From the time I left for college to about a year or so before he died, my dad assembled collections of articles for me in big yellow envelopes.  He did that for my brothers.  He did that for other friends and family as relevant articles presented themselves.  If you expressed an interest in a topic around him you might get a file of papers in the mail.  It was his obsession to clip and save from printed material, and in its distilled form the packets were personal filing masterpieces.  I don't know anyone who got one who didn't feel special for receiving it.

If he really deeply loved you, though, you got a lot of packets.  And my dad deeply loved me.

Monday, March 6, 2017

Clean Sweep

In recent weeks (months?) the house has really gotten away from me.

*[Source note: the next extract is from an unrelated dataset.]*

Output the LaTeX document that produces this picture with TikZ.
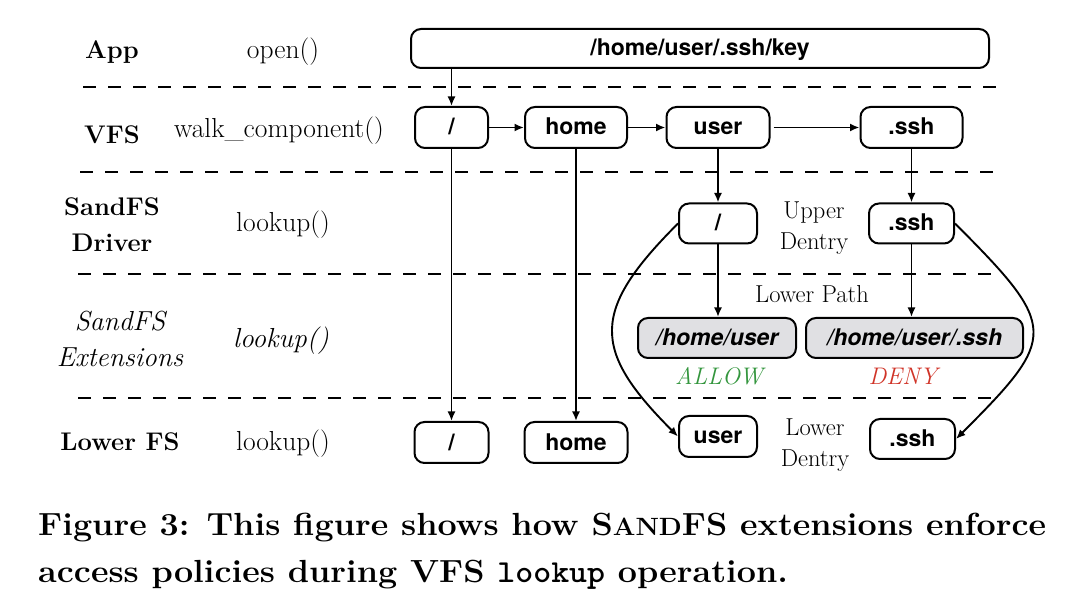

I don't think I was mentally built to be a full time stay-at-home parent, but at least back during Ian's two deployments when the kids were much smaller I adapted well enough.  There was no real upside to Ian being away, but there was some satisfaction in staying on top of most of the basic chores while stuck at home.  With another responsible adult around there is always the hope that the other person will do some of what needs to be done and you can sidestep a chore, but when you are on your own you just have to do it.  I had a pretty good system of starting laundry in the morning and folding it all at night, of making meals and cleaning up with a certain rhythm, and keeping things fairly organized and tidy.  When Ian goes away for brief Army obligations now, I still fall back into those old patterns.  But lately my schedule has been rough and my work days long, which means the kinds of things that are important to me in running a house have kind of suffered.

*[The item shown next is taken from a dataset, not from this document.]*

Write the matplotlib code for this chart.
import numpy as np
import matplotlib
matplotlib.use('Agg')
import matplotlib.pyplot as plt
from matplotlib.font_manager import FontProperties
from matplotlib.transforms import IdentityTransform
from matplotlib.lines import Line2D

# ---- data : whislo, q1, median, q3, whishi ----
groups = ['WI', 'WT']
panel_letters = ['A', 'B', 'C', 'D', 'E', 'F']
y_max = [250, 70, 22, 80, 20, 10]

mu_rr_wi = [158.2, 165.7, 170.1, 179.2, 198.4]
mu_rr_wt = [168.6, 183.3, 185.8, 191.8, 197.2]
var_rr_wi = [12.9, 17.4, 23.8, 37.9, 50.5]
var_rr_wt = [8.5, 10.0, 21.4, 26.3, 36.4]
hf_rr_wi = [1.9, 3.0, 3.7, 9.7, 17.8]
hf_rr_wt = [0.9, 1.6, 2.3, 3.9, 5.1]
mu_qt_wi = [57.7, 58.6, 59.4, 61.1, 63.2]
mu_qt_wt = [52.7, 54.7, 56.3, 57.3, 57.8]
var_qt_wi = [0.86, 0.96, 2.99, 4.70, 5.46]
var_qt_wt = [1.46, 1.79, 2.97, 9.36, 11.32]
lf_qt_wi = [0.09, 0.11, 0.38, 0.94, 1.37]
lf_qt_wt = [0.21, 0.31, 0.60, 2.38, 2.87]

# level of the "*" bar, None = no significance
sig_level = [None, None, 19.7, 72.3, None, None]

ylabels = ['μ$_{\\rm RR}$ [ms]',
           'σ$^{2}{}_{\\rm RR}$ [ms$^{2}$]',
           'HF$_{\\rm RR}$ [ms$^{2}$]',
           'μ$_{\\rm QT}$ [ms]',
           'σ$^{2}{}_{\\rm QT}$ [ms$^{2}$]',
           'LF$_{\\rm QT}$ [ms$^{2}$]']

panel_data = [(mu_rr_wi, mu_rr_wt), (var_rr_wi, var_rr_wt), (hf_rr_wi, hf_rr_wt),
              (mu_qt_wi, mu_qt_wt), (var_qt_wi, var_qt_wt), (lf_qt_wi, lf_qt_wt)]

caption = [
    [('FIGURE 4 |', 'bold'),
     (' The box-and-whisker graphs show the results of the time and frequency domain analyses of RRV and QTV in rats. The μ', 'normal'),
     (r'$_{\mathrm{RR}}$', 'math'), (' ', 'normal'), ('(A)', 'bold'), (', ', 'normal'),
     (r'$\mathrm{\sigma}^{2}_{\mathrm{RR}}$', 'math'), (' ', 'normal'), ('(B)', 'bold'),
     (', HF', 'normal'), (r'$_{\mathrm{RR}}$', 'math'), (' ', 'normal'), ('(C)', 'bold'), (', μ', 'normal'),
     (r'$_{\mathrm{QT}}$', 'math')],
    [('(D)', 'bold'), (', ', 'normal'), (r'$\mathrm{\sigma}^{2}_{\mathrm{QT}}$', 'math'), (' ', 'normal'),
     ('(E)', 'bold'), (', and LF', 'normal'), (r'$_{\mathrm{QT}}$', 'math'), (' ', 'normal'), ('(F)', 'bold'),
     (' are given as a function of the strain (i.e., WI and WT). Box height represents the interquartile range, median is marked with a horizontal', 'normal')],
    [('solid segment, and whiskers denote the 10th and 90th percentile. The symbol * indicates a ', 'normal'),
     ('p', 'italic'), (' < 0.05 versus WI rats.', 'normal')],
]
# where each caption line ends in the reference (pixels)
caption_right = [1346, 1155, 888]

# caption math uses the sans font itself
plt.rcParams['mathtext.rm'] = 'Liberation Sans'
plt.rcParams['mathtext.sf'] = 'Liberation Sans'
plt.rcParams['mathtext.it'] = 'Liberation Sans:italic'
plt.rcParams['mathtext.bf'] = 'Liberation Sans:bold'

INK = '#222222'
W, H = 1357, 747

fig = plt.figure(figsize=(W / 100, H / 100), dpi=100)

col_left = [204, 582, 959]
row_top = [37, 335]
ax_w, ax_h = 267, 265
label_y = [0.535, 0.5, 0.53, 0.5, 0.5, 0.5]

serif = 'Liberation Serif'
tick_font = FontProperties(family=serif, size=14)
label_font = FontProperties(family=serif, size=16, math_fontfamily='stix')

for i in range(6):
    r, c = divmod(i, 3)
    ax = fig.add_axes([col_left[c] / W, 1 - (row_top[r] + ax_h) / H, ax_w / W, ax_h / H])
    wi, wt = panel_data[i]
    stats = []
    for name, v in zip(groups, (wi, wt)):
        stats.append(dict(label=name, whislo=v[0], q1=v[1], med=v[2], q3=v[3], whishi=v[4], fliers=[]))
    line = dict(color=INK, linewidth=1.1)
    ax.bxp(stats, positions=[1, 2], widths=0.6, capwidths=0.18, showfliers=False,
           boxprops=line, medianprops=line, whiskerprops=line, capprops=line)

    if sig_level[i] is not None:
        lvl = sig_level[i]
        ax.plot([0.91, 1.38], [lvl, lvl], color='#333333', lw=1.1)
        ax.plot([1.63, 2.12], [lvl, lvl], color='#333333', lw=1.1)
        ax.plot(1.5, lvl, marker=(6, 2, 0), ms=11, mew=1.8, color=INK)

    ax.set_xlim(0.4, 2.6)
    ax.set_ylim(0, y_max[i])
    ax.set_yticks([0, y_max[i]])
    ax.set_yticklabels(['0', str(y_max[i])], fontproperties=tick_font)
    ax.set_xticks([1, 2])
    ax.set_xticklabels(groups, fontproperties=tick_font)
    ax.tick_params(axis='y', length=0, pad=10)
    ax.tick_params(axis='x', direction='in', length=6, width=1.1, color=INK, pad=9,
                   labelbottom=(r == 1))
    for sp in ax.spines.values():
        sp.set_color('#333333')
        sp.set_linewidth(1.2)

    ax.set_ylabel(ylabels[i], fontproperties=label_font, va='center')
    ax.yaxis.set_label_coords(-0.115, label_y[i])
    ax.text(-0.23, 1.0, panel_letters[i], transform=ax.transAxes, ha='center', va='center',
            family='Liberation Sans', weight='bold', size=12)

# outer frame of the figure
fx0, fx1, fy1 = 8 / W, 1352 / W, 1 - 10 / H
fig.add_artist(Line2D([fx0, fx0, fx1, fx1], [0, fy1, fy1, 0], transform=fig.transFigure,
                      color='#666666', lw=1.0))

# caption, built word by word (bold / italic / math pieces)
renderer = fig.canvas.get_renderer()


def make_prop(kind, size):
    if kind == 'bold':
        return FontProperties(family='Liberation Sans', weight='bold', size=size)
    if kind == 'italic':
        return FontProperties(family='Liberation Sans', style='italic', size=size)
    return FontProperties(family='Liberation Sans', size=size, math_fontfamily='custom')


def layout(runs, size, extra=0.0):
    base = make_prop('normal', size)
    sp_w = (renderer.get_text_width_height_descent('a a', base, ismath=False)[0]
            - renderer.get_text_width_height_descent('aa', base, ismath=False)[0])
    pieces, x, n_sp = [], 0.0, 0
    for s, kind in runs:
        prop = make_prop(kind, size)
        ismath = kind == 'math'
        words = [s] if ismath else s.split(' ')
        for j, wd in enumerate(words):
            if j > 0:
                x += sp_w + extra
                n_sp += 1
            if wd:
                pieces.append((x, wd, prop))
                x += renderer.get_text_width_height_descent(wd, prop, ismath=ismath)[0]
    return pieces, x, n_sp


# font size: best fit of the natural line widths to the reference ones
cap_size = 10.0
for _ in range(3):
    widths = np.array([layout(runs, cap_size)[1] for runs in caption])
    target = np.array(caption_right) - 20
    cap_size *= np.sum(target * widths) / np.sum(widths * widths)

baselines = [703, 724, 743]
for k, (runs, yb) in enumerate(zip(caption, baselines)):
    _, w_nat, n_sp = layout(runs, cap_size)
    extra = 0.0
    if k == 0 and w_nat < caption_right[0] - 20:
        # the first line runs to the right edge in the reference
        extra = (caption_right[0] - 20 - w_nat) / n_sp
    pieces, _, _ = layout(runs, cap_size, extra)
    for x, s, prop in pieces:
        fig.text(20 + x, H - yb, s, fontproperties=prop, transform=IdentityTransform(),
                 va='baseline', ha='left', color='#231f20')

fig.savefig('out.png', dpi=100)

So between Ian having just been out of state for a few days for more Army stuff, and my mom coming to visit soon, I had a lot of incentive to buckle down and try to get the house back in order.  I do what I think of as a Baryon Sweep (which is a Star Trek TNG reference for those who don't try to give house cleaning geeky connotations) where I start at one end of the house and clean thoroughly, pushing misplaced things into the next room until eventually I get to the other end and everything in my wake is clean.